Ce cérémonial archaïsant n’avait rien laissé au hasard et, à vrai dire, n’est pas très difficile à décrypter. Les références au passé permettaient d’inscrire la Geste du général Franco dans la longue lignée des héros authentiques de l’histoire espagnole, les rois, le Cid, tous ceux enfin qui avaient mis leur épée au service de la Foi catholique, légitimant ainsi du même coup le soutien accordé dès 1936 par l’Église espagnole à la «Croisade» contre l’Anti-Espagne. Non! Tout ce sang n’avait pas été versé en vain! Par ce rituel quasi-monarchique, Franco était ainsi reconnu comme l’homme envoyé par la Providence et c’est à bon droit qu’il pouvait se proclamer «Caudillo por la gracia de Dios»!
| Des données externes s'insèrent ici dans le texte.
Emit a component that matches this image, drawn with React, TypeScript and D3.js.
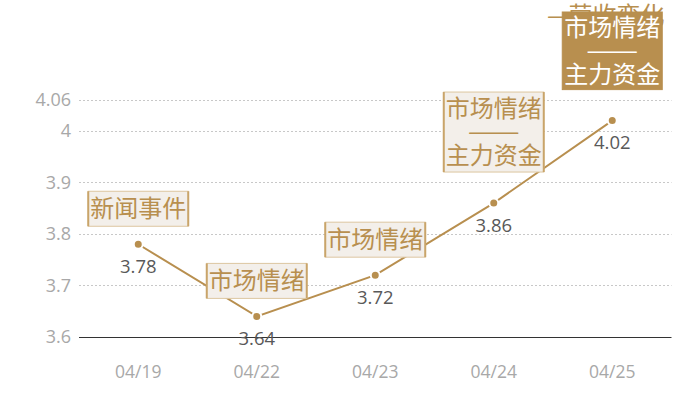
import React from "react";
import * as d3 from "d3";

const dates = ["04/19", "04/22", "04/23", "04/24", "04/25"];
const values = [3.78, 3.64, 3.72, 3.86, 4.02];
const eventLabels: string[][] = [
  ["新闻事件"],
  ["市场情绪"],
  ["市场情绪"],
  ["市场情绪", "——", "主力资金"],
  ["市场情绪", "——", "主力资金"],
];
const highlighted = [false, false, false, false, true];
const yTicks = [3.6, 3.7, 3.8, 3.9, 4, 4.06];
const hiddenLabel = "—营收变化";

const W = 700;
const H = 400;
const GOLD = "#b88f4f";
const FONT = "'Noto Sans CJK SC', 'Noto Sans', sans-serif";
const NUM_FONT = "'Open Sans', 'Noto Sans', sans-serif";

export default function App() {
  const x = d3.scaleBand<string>().domain(dates).range([79, 671.5]);
  const y = d3.scaleLinear().domain([3.6, 4.06]).range([337, 100]);
  const cx = (d: string) => (x(d) as number) + x.bandwidth() / 2;
  const line = d3
    .line<number>()
    .x((_, i) => cx(dates[i]))
    .y((v) => y(v));

  const lineH = 23.5;
  const boxW = 100;

  return (
    <svg
      width={W}
      height={H}
      style={{ position: "absolute", left: 0, top: 0, fontFamily: FONT }}
    >
      {/* grid */}
      {yTicks.map((t) => (
        <g key={t}>
          {t !== 3.6 && (
            <line
              x1={79}
              x2={671.5}
              y1={Math.round(y(t)) + 0.5}
              y2={Math.round(y(t)) + 0.5}
              stroke="#c8c8c8"
              strokeDasharray="2,2"
            />
          )}
          <text
            x={71}
            y={y(t)}
            dy="0.35em"
            textAnchor="end"
            fontSize={18}
            fontFamily={NUM_FONT}
            fill="#a8a8a8"
          >
            {t}
          </text>
        </g>
      ))}
      {/* x labels */}
      {dates.map((d) => (
        <text
          key={d}
          x={cx(d)}
          y={372}
          dy="0.35em"
          textAnchor="middle"
          fontSize={17.5}
          fontFamily={NUM_FONT}
          fill="#a8a8a8"
        >
          {d}
        </text>
      ))}
      {/* line */}
      <path d={line(values) || ""} fill="none" stroke={GOLD} strokeWidth={2} />
      {/* axis line */}
      <line
        x1={79}
        x2={671.5}
        y1={Math.round(y(3.6)) + 0.5}
        y2={Math.round(y(3.6)) + 0.5}
        stroke="#333"
        strokeWidth={1}
      />
      {/* points */}
      {values.map((v, i) => (
        <circle
          key={i}
          cx={cx(dates[i])}
          cy={y(v)}
          r={4.5}
          fill={GOLD}
          stroke="#fff"
          strokeWidth={2}
        />
      ))}
      {/* value labels */}
      {values.map((v, i) => (
        <text
          key={"v" + i}
          x={cx(dates[i])}
          y={y(v) + 22}
          dy="0.35em"
          textAnchor="middle"
          fontSize={18.5}
          fontFamily={NUM_FONT}
          fill="#595959"
        >
          {v.toFixed(2)}
        </text>
      ))}
      {/* hidden label behind top box */}
      <text x={547} y={24} fontSize={24} fill={GOLD}>
        {hiddenLabel}
      </text>
      {/* event labels */}
      {eventLabels.map((lines, i) => {
        const px = cx(dates[i]);
        const py = y(values[i]);
        const multi = lines.length > 1;
        const boxH = multi ? 80 : 35;
        const bottom = py - (multi ? 31 : 18);
        const top = Math.max(bottom - boxH, 12);
        const h = bottom - top;
        const hl = highlighted[i];
        const left = px - boxW / 2;
        return (
          <g key={"l" + i}>
            <rect
              x={left}
              y={top}
              width={boxW}
              height={h}
              fill={hl ? GOLD : "#f3efea"}
              stroke={hl ? GOLD : "#dcc6a0"}
              strokeWidth={1}
            />
            {!hl && (
              <>
                <line x1={left} x2={left} y1={top} y2={bottom} stroke="#c9a46a" strokeWidth={2} />
                <line x1={left + boxW} x2={left + boxW} y1={top} y2={bottom} stroke="#c9a46a" strokeWidth={2} />
              </>
            )}
            {lines.map((t, k) => {
              const cy = top + h / 2 + (k - (lines.length - 1) / 2) * lineH;
              const isDash = t === "——";
              return (
                <text
                  key={k}
                  x={px}
                  y={cy}
                  dy="0.35em"
                  textAnchor="middle"
                  fontSize={24}
                  fill={hl ? "#fff" : GOLD}
                  textLength={isDash ? 52 : undefined}
                  lengthAdjust={isDash ? "spacingAndGlyphs" : undefined}
                >
                  {t}
                </text>
              );
            })}
          </g>
        );
      })}
    </svg>
  );
}
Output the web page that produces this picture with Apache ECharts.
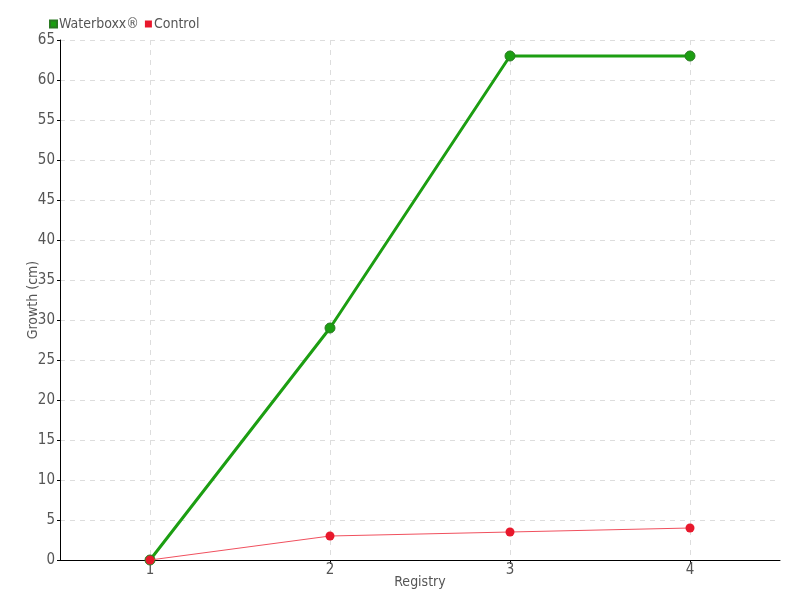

Plus intime, plus courte et moins spectaculaire que le grand défilé militaire de la veille, la cérémonie religieuse du 20 mai 1939 est donc tout aussi importante. Par la magie des gestes et des symboles est renouvelée ici la traditionnelle alliance du trône et de l’autel, ou plus exactement, l’alliance du sabre et du goupillon, Franco n’étant pas roi… L’union des âmes et des cœurs était officialisée et accouchait d’une idéologie: le national-catholicisme.

Y https://lycee.clionautes.org/el-catecismo-patriotico-espagnol-1939-dnl.html

Conclusion

Entré tardivement dans la conspiration militaire contre la République en 1936, le général Franco, par un heureux concours de circonstances et par son habileté politique, s’imposa en quelques mois comme le «caudillo» du camp national. En avril 1939, il était de fait le nouvel homme fort du pays. Mais les 19 et 20 mai 39 furent deux journées véritablement fondatrices d’un nouveau régime: une dictature personnelle reposant sur 3 piliers, l’armée (et autre forces de coercition), le parti unique de la FET y de las JONS et l’Église catholique espagnole.